- _TASK_: Return the full listing exactly as it is written.
[EXCERPTED RECORDS start]
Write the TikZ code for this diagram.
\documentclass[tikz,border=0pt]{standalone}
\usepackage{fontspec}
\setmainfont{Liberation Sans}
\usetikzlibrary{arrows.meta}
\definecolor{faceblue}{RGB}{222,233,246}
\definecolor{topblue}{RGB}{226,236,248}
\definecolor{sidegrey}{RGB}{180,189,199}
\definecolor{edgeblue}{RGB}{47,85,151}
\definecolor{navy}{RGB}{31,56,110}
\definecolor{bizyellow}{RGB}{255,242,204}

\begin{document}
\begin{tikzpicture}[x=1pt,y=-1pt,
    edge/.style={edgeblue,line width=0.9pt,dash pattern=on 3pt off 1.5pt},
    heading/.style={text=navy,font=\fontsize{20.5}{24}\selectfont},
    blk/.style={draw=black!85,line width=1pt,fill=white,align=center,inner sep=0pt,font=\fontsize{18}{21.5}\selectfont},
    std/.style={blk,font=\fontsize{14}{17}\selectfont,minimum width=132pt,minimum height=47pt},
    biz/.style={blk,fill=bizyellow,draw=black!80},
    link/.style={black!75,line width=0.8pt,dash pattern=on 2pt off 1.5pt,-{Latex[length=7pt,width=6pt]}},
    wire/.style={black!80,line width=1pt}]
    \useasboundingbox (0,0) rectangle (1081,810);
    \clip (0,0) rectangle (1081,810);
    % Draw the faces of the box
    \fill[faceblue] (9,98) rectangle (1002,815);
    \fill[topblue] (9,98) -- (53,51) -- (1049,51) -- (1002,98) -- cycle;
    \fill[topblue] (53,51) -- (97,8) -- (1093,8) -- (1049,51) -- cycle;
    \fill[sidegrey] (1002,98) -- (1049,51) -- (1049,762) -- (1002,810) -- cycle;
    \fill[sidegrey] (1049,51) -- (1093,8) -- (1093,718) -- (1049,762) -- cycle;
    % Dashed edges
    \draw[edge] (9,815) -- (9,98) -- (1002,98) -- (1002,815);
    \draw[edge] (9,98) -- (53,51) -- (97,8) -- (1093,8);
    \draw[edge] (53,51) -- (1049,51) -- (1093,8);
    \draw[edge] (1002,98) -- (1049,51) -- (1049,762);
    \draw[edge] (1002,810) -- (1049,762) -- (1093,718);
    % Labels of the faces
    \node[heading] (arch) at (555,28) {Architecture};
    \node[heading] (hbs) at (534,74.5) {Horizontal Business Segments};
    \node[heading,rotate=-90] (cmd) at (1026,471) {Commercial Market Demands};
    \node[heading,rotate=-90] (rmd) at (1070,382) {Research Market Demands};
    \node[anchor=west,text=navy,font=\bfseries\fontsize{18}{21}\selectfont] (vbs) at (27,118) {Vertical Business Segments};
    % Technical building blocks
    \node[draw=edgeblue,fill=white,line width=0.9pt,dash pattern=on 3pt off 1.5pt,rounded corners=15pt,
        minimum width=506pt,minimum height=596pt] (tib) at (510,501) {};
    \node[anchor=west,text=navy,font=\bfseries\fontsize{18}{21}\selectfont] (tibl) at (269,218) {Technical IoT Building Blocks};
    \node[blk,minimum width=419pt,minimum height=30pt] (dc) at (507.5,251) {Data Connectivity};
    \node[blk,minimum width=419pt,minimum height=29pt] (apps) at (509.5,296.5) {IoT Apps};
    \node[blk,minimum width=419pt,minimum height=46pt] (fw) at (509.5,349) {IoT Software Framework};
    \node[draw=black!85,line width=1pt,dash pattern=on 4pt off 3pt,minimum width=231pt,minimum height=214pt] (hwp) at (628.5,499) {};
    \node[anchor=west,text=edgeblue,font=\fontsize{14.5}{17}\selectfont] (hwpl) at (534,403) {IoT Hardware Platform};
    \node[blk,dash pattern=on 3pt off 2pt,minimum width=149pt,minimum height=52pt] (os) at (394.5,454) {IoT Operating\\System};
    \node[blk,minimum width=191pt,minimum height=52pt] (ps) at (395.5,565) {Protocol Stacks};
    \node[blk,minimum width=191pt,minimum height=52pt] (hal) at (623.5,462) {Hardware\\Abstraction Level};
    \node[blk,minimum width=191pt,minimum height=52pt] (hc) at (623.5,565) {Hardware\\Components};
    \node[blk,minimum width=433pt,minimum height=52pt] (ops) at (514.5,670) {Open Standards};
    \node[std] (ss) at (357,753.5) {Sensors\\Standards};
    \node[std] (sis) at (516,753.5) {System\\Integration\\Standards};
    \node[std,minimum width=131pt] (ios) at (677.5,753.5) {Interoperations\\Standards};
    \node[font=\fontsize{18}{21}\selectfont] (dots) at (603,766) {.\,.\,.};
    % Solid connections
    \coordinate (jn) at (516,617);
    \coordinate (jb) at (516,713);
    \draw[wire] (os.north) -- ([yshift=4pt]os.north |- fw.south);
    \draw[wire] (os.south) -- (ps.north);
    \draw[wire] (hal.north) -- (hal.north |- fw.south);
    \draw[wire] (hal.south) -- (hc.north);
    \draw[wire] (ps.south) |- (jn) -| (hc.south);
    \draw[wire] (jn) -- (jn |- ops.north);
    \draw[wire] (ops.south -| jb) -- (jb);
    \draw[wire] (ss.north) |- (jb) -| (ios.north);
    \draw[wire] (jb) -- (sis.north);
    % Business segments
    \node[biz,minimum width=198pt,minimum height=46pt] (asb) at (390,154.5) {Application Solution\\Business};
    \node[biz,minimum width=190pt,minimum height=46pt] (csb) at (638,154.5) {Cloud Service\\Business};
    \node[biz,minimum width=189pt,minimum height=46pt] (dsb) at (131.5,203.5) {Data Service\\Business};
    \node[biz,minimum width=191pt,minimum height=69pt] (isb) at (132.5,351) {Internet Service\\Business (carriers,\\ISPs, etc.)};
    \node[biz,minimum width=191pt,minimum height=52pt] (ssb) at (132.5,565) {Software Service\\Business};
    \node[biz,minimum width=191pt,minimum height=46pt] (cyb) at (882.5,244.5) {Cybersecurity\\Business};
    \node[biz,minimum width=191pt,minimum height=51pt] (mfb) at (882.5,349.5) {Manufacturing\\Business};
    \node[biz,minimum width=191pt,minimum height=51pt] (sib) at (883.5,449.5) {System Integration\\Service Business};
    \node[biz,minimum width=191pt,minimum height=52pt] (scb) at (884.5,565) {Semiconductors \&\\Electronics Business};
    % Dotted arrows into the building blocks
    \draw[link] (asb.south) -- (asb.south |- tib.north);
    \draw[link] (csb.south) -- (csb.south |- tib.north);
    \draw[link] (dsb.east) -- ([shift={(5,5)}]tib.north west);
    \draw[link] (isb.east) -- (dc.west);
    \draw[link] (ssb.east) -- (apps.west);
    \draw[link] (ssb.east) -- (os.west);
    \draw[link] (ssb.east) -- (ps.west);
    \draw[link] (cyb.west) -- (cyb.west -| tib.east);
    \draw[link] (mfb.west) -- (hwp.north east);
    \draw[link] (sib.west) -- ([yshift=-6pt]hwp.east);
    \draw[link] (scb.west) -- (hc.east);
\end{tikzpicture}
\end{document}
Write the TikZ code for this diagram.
[EXCERPTED RECORDS end]
- _TASK RESULT_:
Write the TikZ code for this diagram.
\documentclass[tikz,border=0pt]{standalone}
\usepackage{fontspec}
\setmainfont{Liberation Sans}
\usetikzlibrary{arrows.meta}
\definecolor{faceblue}{RGB}{222,233,246}
\definecolor{topblue}{RGB}{226,236,248}
\definecolor{sidegrey}{RGB}{180,189,199}
\definecolor{edgeblue}{RGB}{47,85,151}
\definecolor{navy}{RGB}{31,56,110}
\definecolor{bizyellow}{RGB}{255,242,204}

\begin{document}
\begin{tikzpicture}[x=1pt,y=-1pt,
    edge/.style={edgeblue,line width=0.9pt,dash pattern=on 3pt off 1.5pt},
    heading/.style={text=navy,font=\fontsize{20.5}{24}\selectfont},
    blk/.style={draw=black!85,line width=1pt,fill=white,align=center,inner sep=0pt,font=\fontsize{18}{21.5}\selectfont},
    std/.style={blk,font=\fontsize{14}{17}\selectfont,minimum width=132pt,minimum height=47pt},
    biz/.style={blk,fill=bizyellow,draw=black!80},
    link/.style={black!75,line width=0.8pt,dash pattern=on 2pt off 1.5pt,-{Latex[length=7pt,width=6pt]}},
    wire/.style={black!80,line width=1pt}]
    \useasboundingbox (0,0) rectangle (1081,810);
    \clip (0,0) rectangle (1081,810);
    % Draw the faces of the box
    \fill[faceblue] (9,98) rectangle (1002,815);
    \fill[topblue] (9,98) -- (53,51) -- (1049,51) -- (1002,98) -- cycle;
    \fill[topblue] (53,51) -- (97,8) -- (1093,8) -- (1049,51) -- cycle;
    \fill[sidegrey] (1002,98) -- (1049,51) -- (1049,762) -- (1002,810) -- cycle;
    \fill[sidegrey] (1049,51) -- (1093,8) -- (1093,718) -- (1049,762) -- cycle;
    % Dashed edges
    \draw[edge] (9,815) -- (9,98) -- (1002,98) -- (1002,815);
    \draw[edge] (9,98) -- (53,51) -- (97,8) -- (1093,8);
    \draw[edge] (53,51) -- (1049,51) -- (1093,8);
    \draw[edge] (1002,98) -- (1049,51) -- (1049,762);
    \draw[edge] (1002,810) -- (1049,762) -- (1093,718);
    % Labels of the faces
    \node[heading] (arch) at (555,28) {Architecture};
    \node[heading] (hbs) at (534,74.5) {Horizontal Business Segments};
    \node[heading,rotate=-90] (cmd) at (1026,471) {Commercial Market Demands};
    \node[heading,rotate=-90] (rmd) at (1070,382) {Research Market Demands};
    \node[anchor=west,text=navy,font=\bfseries\fontsize{18}{21}\selectfont] (vbs) at (27,118) {Vertical Business Segments};
    % Technical building blocks
    \node[draw=edgeblue,fill=white,line width=0.9pt,dash pattern=on 3pt off 1.5pt,rounded corners=15pt,
        minimum width=506pt,minimum height=596pt] (tib) at (510,501) {};
    \node[anchor=west,text=navy,font=\bfseries\fontsize{18}{21}\selectfont] (tibl) at (269,218) {Technical IoT Building Blocks};
    \node[blk,minimum width=419pt,minimum height=30pt] (dc) at (507.5,251) {Data Connectivity};
    \node[blk,minimum width=419pt,minimum height=29pt] (apps) at (509.5,296.5) {IoT Apps};
    \node[blk,minimum width=419pt,minimum height=46pt] (fw) at (509.5,349) {IoT Software Framework};
    \node[draw=black!85,line width=1pt,dash pattern=on 4pt off 3pt,minimum width=231pt,minimum height=214pt] (hwp) at (628.5,499) {};
    \node[anchor=west,text=edgeblue,font=\fontsize{14.5}{17}\selectfont] (hwpl) at (534,403) {IoT Hardware Platform};
    \node[blk,dash pattern=on 3pt off 2pt,minimum width=149pt,minimum height=52pt] (os) at (394.5,454) {IoT Operating\\System};
    \node[blk,minimum width=191pt,minimum height=52pt] (ps) at (395.5,565) {Protocol Stacks};
    \node[blk,minimum width=191pt,minimum height=52pt] (hal) at (623.5,462) {Hardware\\Abstraction Level};
    \node[blk,minimum width=191pt,minimum height=52pt] (hc) at (623.5,565) {Hardware\\Components};
    \node[blk,minimum width=433pt,minimum height=52pt] (ops) at (514.5,670) {Open Standards};
    \node[std] (ss) at (357,753.5) {Sensors\\Standards};
    \node[std] (sis) at (516,753.5) {System\\Integration\\Standards};
    \node[std,minimum width=131pt] (ios) at (677.5,753.5) {Interoperations\\Standards};
    \node[font=\fontsize{18}{21}\selectfont] (dots) at (603,766) {.\,.\,.};
    % Solid connections
    \coordinate (jn) at (516,617);
    \coordinate (jb) at (516,713);
    \draw[wire] (os.north) -- ([yshift=4pt]os.north |- fw.south);
    \draw[wire] (os.south) -- (ps.north);
    \draw[wire] (hal.north) -- (hal.north |- fw.south);
    \draw[wire] (hal.south) -- (hc.north);
    \draw[wire] (ps.south) |- (jn) -| (hc.south);
    \draw[wire] (jn) -- (jn |- ops.north);
    \draw[wire] (ops.south -| jb) -- (jb);
    \draw[wire] (ss.north) |- (jb) -| (ios.north);
    \draw[wire] (jb) -- (sis.north);
    % Business segments
    \node[biz,minimum width=198pt,minimum height=46pt] (asb) at (390,154.5) {Application Solution\\Business};
    \node[biz,minimum width=190pt,minimum height=46pt] (csb) at (638,154.5) {Cloud Service\\Business};
    \node[biz,minimum width=189pt,minimum height=46pt] (dsb) at (131.5,203.5) {Data Service\\Business};
    \node[biz,minimum width=191pt,minimum height=69pt] (isb) at (132.5,351) {Internet Service\\Business (carriers,\\ISPs, etc.)};
    \node[biz,minimum width=191pt,minimum height=52pt] (ssb) at (132.5,565) {Software Service\\Business};
    \node[biz,minimum width=191pt,minimum height=46pt] (cyb) at (882.5,244.5) {Cybersecurity\\Business};
    \node[biz,minimum width=191pt,minimum height=51pt] (mfb) at (882.5,349.5) {Manufacturing\\Business};
    \node[biz,minimum width=191pt,minimum height=51pt] (sib) at (883.5,449.5) {System Integration\\Service Business};
    \node[biz,minimum width=191pt,minimum height=52pt] (scb) at (884.5,565) {Semiconductors \&\\Electronics Business};
    % Dotted arrows into the building blocks
    \draw[link] (asb.south) -- (asb.south |- tib.north);
    \draw[link] (csb.south) -- (csb.south |- tib.north);
    \draw[link] (dsb.east) -- ([shift={(5,5)}]tib.north west);
    \draw[link] (isb.east) -- (dc.west);
    \draw[link] (ssb.east) -- (apps.west);
    \draw[link] (ssb.east) -- (os.west);
    \draw[link] (ssb.east) -- (ps.west);
    \draw[link] (cyb.west) -- (cyb.west -| tib.east);
    \draw[link] (mfb.west) -- (hwp.north east);
    \draw[link] (sib.west) -- ([yshift=-6pt]hwp.east);
    \draw[link] (scb.west) -- (hc.east);
\end{tikzpicture}
\end{document}
Write the TikZ code for this diagram.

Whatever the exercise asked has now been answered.